A primeira frase é sempre a mais difícil de ser escrita. Depois da primeira frase, todo o resto vem como que fluísse naturalmente das pontas dos dedos de cada escritor.
O que antecede a primeira frase são horas de pânico e desespero, sem nenhuma palavra escrita. A folha branca ilumina toda o recinto, enchendo o ambiente todo de um branco todo impenetrável. Na cabeça desalmada do escritor, derivam-se os mais inúteis devaneios. As mais inexpressivas opiniões, e todo tipo de besteira capaz de calar-lhe a ponta dos dedos.
A tarefa do escritor é árdua. Trabalhar com a cabeça enfurnada nas linhas do teclado, sejam do computador ou da máquina de escrever, por longos anos a fio, e jamais levantar-las pra ver a vida passar. È preciso ter muita disciplina, levantar-se cedo da cama, e enfrentar o árduo trabalho até a noite cair. Aos que convém escrever à noite, tud0o bem, contando que tenham algumas horas do dia para descansarem o corpo e não descansarem os neurônios.
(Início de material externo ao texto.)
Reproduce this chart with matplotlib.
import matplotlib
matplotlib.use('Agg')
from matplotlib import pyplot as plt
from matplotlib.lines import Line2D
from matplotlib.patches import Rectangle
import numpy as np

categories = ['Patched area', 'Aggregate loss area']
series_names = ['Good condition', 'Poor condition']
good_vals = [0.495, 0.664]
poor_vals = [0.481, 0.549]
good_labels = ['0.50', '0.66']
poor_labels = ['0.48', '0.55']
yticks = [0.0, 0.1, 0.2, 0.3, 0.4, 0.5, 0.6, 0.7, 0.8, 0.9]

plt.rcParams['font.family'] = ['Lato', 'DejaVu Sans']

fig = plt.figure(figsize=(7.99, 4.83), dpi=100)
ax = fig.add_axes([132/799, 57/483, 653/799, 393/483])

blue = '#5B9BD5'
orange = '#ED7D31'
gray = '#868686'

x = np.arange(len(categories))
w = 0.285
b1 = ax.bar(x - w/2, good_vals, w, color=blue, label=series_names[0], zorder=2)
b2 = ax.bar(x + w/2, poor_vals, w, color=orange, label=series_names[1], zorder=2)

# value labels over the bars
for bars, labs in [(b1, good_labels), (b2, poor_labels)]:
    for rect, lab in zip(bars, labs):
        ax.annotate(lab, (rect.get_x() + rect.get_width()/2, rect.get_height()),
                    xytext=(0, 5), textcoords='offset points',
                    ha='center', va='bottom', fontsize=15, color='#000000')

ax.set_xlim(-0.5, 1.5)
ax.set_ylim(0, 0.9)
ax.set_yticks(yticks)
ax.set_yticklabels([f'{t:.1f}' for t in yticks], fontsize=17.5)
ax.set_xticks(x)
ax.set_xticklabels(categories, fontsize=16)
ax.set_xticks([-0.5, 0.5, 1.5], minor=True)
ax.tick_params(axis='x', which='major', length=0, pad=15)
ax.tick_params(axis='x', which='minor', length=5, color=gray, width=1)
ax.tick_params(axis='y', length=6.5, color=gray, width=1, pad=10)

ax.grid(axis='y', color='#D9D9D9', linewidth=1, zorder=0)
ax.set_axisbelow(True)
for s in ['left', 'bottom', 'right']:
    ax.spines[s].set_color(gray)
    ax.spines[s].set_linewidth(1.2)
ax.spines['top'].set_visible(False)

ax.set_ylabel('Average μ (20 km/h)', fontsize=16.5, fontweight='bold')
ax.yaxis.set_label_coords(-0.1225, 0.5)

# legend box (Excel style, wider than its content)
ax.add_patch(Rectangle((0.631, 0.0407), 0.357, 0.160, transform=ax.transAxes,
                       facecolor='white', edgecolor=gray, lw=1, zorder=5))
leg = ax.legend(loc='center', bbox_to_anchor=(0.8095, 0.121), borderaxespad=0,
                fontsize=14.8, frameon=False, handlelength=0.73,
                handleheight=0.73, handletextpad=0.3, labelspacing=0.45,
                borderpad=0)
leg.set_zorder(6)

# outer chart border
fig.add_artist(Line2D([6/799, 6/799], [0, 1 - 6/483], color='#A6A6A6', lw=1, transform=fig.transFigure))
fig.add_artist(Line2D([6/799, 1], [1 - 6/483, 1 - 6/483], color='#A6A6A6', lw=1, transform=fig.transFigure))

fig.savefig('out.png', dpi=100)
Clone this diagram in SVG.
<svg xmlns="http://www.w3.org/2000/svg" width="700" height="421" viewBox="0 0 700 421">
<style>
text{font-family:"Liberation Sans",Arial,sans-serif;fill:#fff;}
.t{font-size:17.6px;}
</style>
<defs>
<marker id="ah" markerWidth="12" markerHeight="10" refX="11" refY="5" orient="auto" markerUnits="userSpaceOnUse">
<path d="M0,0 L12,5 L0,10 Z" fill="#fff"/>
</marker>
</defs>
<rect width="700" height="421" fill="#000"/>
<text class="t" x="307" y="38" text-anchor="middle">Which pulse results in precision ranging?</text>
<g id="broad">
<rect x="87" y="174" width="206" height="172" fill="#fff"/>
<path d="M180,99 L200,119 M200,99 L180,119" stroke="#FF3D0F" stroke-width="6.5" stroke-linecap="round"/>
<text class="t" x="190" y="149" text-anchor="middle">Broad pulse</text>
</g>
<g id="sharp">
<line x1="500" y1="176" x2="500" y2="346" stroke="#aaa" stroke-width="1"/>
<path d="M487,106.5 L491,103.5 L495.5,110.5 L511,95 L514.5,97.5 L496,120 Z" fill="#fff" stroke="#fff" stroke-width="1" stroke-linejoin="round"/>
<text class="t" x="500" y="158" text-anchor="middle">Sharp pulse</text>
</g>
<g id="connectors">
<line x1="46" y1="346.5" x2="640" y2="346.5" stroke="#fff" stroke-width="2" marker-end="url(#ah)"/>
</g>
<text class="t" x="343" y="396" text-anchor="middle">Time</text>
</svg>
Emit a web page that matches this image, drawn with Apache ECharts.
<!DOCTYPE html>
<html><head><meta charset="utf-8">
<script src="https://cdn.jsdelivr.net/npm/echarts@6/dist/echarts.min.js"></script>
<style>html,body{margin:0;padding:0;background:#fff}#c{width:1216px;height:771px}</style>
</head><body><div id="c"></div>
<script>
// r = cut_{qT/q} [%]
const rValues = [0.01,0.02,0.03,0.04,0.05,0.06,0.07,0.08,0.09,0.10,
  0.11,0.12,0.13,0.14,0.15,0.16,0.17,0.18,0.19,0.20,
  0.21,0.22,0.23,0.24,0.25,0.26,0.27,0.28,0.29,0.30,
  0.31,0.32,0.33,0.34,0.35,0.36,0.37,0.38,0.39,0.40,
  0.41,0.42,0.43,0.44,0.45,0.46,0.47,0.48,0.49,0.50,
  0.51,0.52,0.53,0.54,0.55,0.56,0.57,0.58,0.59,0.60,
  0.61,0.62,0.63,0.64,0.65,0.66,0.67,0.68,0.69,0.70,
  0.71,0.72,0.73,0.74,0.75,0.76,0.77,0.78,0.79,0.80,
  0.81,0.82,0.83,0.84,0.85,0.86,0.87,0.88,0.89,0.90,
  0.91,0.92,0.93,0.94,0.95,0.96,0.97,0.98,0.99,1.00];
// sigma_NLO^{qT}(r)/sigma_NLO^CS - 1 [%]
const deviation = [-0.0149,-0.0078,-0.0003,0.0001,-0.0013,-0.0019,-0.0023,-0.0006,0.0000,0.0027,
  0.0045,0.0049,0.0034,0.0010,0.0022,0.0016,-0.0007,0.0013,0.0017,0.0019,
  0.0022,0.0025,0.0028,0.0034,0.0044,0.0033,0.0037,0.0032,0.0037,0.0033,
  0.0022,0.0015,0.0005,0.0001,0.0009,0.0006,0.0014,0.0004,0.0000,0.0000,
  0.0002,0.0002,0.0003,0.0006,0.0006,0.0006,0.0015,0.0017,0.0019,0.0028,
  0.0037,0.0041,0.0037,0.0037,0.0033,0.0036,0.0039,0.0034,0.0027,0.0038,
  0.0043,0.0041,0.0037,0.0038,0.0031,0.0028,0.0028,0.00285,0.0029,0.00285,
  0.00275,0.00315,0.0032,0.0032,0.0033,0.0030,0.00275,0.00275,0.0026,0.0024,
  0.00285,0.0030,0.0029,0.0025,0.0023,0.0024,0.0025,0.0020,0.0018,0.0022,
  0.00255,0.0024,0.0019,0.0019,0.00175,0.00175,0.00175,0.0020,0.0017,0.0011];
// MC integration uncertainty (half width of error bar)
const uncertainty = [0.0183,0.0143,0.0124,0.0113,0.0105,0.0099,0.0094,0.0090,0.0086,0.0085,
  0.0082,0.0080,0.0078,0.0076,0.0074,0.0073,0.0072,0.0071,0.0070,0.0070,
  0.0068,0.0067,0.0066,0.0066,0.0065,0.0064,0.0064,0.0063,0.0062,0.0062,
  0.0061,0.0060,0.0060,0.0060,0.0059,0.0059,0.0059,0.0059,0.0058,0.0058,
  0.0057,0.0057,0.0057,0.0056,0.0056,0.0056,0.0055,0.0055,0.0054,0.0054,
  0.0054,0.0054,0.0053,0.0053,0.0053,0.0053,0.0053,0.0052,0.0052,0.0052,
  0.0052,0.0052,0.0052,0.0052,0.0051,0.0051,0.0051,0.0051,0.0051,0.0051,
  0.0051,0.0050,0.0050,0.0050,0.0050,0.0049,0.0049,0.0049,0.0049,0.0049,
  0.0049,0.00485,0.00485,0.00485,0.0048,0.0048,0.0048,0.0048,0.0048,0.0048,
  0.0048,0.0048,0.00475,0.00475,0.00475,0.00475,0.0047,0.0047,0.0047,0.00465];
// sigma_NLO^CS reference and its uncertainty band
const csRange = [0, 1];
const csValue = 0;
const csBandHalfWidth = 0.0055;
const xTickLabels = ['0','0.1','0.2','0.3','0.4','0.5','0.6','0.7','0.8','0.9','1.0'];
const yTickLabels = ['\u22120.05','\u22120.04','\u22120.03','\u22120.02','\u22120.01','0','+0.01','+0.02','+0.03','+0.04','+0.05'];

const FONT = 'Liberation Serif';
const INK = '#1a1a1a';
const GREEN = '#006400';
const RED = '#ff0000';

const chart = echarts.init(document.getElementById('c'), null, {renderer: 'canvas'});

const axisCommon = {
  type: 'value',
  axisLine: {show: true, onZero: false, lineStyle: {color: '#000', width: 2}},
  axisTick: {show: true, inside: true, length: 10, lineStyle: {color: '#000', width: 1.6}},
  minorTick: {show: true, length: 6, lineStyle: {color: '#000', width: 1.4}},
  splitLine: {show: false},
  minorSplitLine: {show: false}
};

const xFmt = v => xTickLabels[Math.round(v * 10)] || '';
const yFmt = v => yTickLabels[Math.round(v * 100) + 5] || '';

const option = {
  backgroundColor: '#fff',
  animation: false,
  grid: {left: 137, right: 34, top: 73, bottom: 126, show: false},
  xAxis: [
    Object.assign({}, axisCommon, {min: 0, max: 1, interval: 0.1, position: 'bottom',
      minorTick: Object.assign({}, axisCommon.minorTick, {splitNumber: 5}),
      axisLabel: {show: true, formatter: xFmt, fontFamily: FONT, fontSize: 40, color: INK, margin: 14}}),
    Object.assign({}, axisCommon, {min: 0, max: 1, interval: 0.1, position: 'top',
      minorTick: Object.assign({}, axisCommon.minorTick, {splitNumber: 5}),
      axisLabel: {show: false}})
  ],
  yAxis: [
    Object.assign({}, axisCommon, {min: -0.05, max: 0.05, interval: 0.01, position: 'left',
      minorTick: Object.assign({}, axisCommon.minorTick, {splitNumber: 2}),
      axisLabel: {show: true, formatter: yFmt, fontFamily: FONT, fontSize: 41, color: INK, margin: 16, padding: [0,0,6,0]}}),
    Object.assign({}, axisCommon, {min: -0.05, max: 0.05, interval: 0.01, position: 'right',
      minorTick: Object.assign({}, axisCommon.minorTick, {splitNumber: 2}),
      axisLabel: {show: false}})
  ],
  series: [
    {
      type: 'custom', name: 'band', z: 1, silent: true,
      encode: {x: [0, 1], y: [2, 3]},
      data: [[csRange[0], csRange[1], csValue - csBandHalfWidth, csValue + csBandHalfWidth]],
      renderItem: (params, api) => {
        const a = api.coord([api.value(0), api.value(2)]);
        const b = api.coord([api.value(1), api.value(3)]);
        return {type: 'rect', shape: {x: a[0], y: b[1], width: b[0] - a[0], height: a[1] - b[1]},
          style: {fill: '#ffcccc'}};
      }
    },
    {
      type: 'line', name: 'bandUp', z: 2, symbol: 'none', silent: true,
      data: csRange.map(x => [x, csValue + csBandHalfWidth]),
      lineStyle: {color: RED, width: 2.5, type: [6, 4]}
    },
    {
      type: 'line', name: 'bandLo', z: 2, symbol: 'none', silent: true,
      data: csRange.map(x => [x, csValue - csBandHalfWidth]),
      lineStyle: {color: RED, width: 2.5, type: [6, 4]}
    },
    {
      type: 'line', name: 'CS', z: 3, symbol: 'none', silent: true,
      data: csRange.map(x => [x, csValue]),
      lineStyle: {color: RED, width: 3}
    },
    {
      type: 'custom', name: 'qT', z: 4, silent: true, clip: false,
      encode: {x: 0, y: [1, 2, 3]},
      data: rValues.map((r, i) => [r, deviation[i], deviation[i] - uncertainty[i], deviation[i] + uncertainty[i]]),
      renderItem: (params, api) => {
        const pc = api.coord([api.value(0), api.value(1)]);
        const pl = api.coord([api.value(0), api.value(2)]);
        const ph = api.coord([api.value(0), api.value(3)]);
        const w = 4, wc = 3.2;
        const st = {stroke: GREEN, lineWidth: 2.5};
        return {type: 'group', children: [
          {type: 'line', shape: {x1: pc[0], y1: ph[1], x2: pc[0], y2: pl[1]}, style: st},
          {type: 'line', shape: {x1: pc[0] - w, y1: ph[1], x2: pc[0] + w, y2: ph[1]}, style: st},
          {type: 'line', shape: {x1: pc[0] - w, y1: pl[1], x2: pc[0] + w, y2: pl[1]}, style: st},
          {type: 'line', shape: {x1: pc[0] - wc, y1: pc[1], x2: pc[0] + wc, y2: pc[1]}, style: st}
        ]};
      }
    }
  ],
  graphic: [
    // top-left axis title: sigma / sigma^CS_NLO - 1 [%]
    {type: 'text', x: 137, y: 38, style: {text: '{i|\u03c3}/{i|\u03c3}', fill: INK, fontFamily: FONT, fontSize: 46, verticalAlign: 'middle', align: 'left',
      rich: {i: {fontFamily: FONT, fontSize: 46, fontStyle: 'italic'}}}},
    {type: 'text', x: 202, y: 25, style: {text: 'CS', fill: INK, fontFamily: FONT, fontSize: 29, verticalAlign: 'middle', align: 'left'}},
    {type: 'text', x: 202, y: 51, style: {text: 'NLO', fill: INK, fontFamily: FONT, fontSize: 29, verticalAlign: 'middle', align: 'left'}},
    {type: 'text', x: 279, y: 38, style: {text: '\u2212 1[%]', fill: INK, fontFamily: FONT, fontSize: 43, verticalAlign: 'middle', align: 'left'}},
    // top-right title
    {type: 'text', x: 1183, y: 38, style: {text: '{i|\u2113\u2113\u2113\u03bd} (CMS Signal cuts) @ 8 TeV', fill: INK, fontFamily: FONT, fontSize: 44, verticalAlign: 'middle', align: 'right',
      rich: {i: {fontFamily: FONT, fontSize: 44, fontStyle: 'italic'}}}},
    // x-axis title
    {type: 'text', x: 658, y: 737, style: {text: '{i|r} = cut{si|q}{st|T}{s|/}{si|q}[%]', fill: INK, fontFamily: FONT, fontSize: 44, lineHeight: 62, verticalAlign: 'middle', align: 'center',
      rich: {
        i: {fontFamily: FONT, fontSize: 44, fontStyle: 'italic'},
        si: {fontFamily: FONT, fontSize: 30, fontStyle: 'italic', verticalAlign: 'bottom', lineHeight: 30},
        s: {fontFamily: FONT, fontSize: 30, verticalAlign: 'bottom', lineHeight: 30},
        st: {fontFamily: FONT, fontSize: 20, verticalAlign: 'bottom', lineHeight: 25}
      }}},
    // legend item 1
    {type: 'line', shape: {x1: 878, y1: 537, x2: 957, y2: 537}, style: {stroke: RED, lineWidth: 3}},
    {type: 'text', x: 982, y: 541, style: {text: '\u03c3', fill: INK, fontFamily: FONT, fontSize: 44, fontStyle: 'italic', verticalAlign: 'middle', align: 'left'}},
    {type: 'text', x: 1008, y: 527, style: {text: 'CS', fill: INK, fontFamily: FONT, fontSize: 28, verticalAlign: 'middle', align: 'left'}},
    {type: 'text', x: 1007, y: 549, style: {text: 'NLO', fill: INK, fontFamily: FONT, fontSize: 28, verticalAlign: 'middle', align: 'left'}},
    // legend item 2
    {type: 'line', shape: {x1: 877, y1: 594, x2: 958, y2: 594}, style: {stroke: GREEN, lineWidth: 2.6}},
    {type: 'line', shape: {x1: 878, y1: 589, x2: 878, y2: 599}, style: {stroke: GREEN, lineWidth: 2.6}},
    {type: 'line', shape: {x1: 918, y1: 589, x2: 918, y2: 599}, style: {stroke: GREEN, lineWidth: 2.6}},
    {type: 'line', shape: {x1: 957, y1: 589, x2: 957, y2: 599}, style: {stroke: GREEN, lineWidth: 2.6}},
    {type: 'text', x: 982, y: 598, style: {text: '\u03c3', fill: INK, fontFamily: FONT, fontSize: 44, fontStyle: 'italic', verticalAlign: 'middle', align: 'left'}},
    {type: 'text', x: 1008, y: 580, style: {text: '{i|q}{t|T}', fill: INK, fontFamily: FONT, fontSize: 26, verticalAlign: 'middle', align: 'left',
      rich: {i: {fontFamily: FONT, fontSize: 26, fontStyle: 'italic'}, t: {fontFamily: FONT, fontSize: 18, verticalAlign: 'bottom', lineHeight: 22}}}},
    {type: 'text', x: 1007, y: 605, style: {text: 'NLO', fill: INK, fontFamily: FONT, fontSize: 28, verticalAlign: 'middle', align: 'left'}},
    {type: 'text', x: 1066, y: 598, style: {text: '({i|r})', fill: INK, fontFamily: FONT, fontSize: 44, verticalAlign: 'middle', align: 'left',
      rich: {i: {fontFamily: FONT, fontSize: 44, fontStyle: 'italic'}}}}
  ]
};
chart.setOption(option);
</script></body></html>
É preciso saber escrever a primeira frase, e ela tem que possuir alguma noção resumida do que o livro inteiro vai dizer. A primeira frase tem que conter a fórmula do livro inteiro em si própria. Alguns dizem que se não puder resumir uma estória em apenas uma única frase, a estória em si, não merece ser contada.
Pensando nisso, percebi que a primeira frase, também deve ser especial, e conter o livro todo em si. Como um exemplo: As primeiras linhas do livro de Gabriel García Márquez, Cem Anos de Solidão – “Muitos anos depois, diante do pelotão de fuzilamento, o Coronel Aureliano Buendía havia de recordar aquela tarde remota em que seu pai o levou para conhecer o gelo”.
Ou bem como Miguel de Cervantes iniciou sua odisséia d’O Engenhoso fidalgo Dom Quixote de La Mancha: “Num lugar de La Mancha, de cujo nome não quero lembrar-me, vivia, não há muito, um fidalgo, dos de lança em cabido, adarga antiga, rocim fraco, e galgo corredor”.
Até mesmo na literatura americana pode-se observar o acontecimento da primeira frase, quando J.D. Salinger inicia seu Apanhador no Campo de Centeio: “Se querem mesmo ouvir o que aconteceu, a primeira coisa que vão querer saber é onde eu nasci, como passei a porcaria da minha infância, o que meus pais faziam antes que eu nascesse, e toda essa lenga-lenga tipo David Copperfield, mas, para dizer a verdade, não estou com vontade de falar sobre isso”.
E mesmo nos exemplares da literatura nacional onde Machado de Assis com seu Memórias Póstumas de Brás Cubas: “Algum tempo hesitei se devia abrir estas memórias pelo princípio ou pelo fim, isto é, se poria em primeiro lugar o meu nascimento ou a minha morte”.
A primeira frase vem no intuito de ser o impulso inicial do escritor, debatendo-se com sua própria alma, na busca de palavras que expressem seu sofrimento.